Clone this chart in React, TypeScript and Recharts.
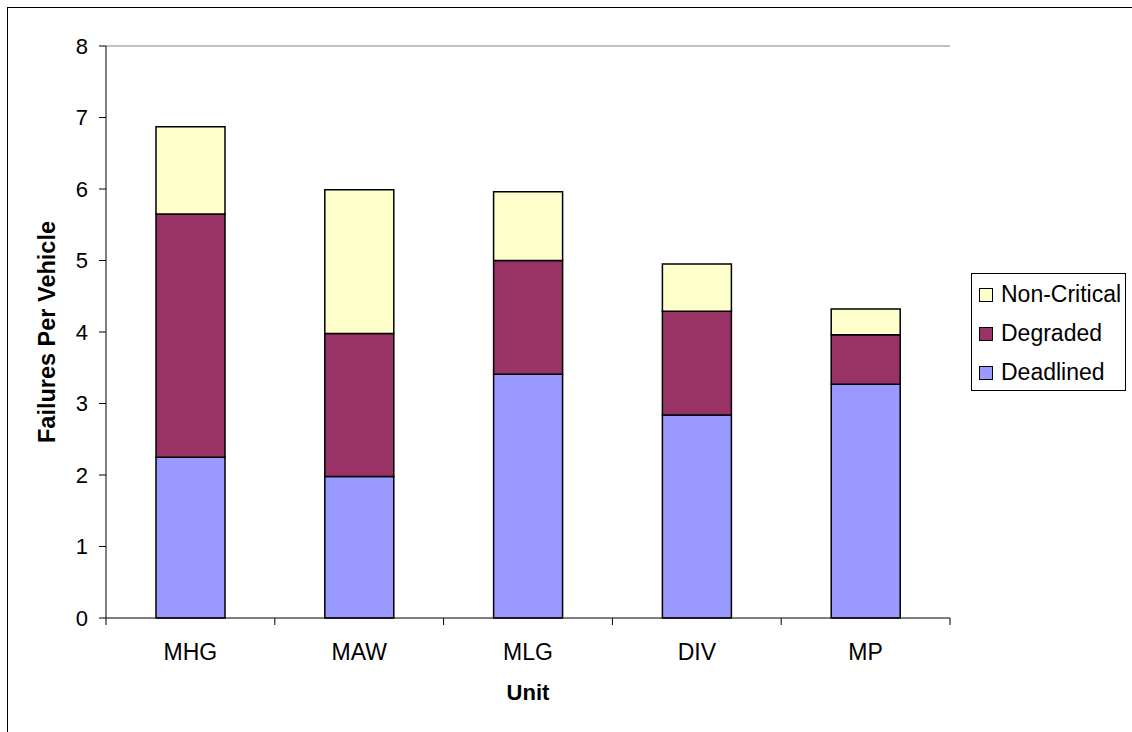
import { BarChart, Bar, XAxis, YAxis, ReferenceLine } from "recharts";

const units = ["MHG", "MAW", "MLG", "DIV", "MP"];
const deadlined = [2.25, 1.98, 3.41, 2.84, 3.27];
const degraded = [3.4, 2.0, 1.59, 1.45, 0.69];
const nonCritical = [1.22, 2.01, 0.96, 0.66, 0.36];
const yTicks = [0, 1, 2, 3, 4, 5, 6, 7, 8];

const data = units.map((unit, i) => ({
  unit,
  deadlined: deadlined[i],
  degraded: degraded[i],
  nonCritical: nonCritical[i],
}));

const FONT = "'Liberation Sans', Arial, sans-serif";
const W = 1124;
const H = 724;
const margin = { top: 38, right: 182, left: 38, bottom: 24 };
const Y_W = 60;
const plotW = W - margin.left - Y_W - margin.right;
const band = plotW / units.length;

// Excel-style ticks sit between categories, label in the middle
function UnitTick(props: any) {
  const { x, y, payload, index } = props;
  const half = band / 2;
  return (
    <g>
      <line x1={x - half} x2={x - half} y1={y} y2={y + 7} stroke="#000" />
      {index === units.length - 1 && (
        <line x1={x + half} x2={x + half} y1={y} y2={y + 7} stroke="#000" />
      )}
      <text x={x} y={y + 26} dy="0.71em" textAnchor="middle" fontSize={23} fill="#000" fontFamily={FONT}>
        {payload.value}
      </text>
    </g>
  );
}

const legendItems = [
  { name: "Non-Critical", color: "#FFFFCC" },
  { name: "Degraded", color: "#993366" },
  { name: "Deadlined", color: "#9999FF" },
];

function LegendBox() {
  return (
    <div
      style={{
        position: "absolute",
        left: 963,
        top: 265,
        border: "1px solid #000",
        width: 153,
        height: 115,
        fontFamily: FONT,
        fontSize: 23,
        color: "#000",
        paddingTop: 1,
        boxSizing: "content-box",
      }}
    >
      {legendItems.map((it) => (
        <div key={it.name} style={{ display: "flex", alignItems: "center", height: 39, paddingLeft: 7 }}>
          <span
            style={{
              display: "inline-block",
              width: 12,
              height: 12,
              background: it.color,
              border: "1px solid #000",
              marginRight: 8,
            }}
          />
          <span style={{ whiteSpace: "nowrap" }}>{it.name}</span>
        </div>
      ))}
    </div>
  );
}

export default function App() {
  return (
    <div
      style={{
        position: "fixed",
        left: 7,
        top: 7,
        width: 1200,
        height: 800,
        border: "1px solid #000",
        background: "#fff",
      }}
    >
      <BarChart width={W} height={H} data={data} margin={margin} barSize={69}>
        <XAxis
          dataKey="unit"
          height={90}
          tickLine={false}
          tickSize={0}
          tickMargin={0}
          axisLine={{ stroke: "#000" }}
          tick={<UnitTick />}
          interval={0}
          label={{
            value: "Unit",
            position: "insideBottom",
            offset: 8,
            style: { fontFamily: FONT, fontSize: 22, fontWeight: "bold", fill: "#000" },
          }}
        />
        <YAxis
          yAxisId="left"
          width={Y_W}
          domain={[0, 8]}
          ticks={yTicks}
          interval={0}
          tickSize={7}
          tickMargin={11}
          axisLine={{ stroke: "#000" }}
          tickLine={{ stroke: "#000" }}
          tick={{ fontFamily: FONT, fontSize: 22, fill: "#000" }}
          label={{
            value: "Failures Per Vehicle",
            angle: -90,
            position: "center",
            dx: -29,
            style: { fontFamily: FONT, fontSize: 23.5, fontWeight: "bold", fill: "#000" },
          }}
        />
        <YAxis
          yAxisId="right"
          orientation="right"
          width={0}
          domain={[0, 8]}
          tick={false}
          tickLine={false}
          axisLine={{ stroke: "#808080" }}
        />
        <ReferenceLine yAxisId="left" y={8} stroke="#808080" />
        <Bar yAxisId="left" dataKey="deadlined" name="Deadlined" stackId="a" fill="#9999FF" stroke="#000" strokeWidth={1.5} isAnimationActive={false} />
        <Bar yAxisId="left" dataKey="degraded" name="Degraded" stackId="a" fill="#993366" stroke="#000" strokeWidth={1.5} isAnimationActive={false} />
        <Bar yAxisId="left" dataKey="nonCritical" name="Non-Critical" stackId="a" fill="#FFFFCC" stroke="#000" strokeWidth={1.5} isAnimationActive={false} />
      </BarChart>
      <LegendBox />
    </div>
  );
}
----
Problem statement: Print the complete listing exactly, apart from any pictures.

Worked answer:
Clone this chart in React, TypeScript and Recharts.
import { BarChart, Bar, XAxis, YAxis, ReferenceLine } from "recharts";

const units = ["MHG", "MAW", "MLG", "DIV", "MP"];
const deadlined = [2.25, 1.98, 3.41, 2.84, 3.27];
const degraded = [3.4, 2.0, 1.59, 1.45, 0.69];
const nonCritical = [1.22, 2.01, 0.96, 0.66, 0.36];
const yTicks = [0, 1, 2, 3, 4, 5, 6, 7, 8];

const data = units.map((unit, i) => ({
  unit,
  deadlined: deadlined[i],
  degraded: degraded[i],
  nonCritical: nonCritical[i],
}));

const FONT = "'Liberation Sans', Arial, sans-serif";
const W = 1124;
const H = 724;
const margin = { top: 38, right: 182, left: 38, bottom: 24 };
const Y_W = 60;
const plotW = W - margin.left - Y_W - margin.right;
const band = plotW / units.length;

// Excel-style ticks sit between categories, label in the middle
function UnitTick(props: any) {
  const { x, y, payload, index } = props;
  const half = band / 2;
  return (
    <g>
      <line x1={x - half} x2={x - half} y1={y} y2={y + 7} stroke="#000" />
      {index === units.length - 1 && (
        <line x1={x + half} x2={x + half} y1={y} y2={y + 7} stroke="#000" />
      )}
      <text x={x} y={y + 26} dy="0.71em" textAnchor="middle" fontSize={23} fill="#000" fontFamily={FONT}>
        {payload.value}
      </text>
    </g>
  );
}

const legendItems = [
  { name: "Non-Critical", color: "#FFFFCC" },
  { name: "Degraded", color: "#993366" },
  { name: "Deadlined", color: "#9999FF" },
];

function LegendBox() {
  return (
    <div
      style={{
        position: "absolute",
        left: 963,
        top: 265,
        border: "1px solid #000",
        width: 153,
        height: 115,
        fontFamily: FONT,
        fontSize: 23,
        color: "#000",
        paddingTop: 1,
        boxSizing: "content-box",
      }}
    >
      {legendItems.map((it) => (
        <div key={it.name} style={{ display: "flex", alignItems: "center", height: 39, paddingLeft: 7 }}>
          <span
            style={{
              display: "inline-block",
              width: 12,
              height: 12,
              background: it.color,
              border: "1px solid #000",
              marginRight: 8,
            }}
          />
          <span style={{ whiteSpace: "nowrap" }}>{it.name}</span>
        </div>
      ))}
    </div>
  );
}

export default function App() {
  return (
    <div
      style={{
        position: "fixed",
        left: 7,
        top: 7,
        width: 1200,
        height: 800,
        border: "1px solid #000",
        background: "#fff",
      }}
    >
      <BarChart width={W} height={H} data={data} margin={margin} barSize={69}>
        <XAxis
          dataKey="unit"
          height={90}
          tickLine={false}
          tickSize={0}
          tickMargin={0}
          axisLine={{ stroke: "#000" }}
          tick={<UnitTick />}
          interval={0}
          label={{
            value: "Unit",
            position: "insideBottom",
            offset: 8,
            style: { fontFamily: FONT, fontSize: 22, fontWeight: "bold", fill: "#000" },
          }}
        />
        <YAxis
          yAxisId="left"
          width={Y_W}
          domain={[0, 8]}
          ticks={yTicks}
          interval={0}
          tickSize={7}
          tickMargin={11}
          axisLine={{ stroke: "#000" }}
          tickLine={{ stroke: "#000" }}
          tick={{ fontFamily: FONT, fontSize: 22, fill: "#000" }}
          label={{
            value: "Failures Per Vehicle",
            angle: -90,
            position: "center",
            dx: -29,
            style: { fontFamily: FONT, fontSize: 23.5, fontWeight: "bold", fill: "#000" },
          }}
        />
        <YAxis
          yAxisId="right"
          orientation="right"
          width={0}
          domain={[0, 8]}
          tick={false}
          tickLine={false}
          axisLine={{ stroke: "#808080" }}
        />
        <ReferenceLine yAxisId="left" y={8} stroke="#808080" />
        <Bar yAxisId="left" dataKey="deadlined" name="Deadlined" stackId="a" fill="#9999FF" stroke="#000" strokeWidth={1.5} isAnimationActive={false} />
        <Bar yAxisId="left" dataKey="degraded" name="Degraded" stackId="a" fill="#993366" stroke="#000" strokeWidth={1.5} isAnimationActive={false} />
        <Bar yAxisId="left" dataKey="nonCritical" name="Non-Critical" stackId="a" fill="#FFFFCC" stroke="#000" strokeWidth={1.5} isAnimationActive={false} />
      </BarChart>
      <LegendBox />
    </div>
  );
}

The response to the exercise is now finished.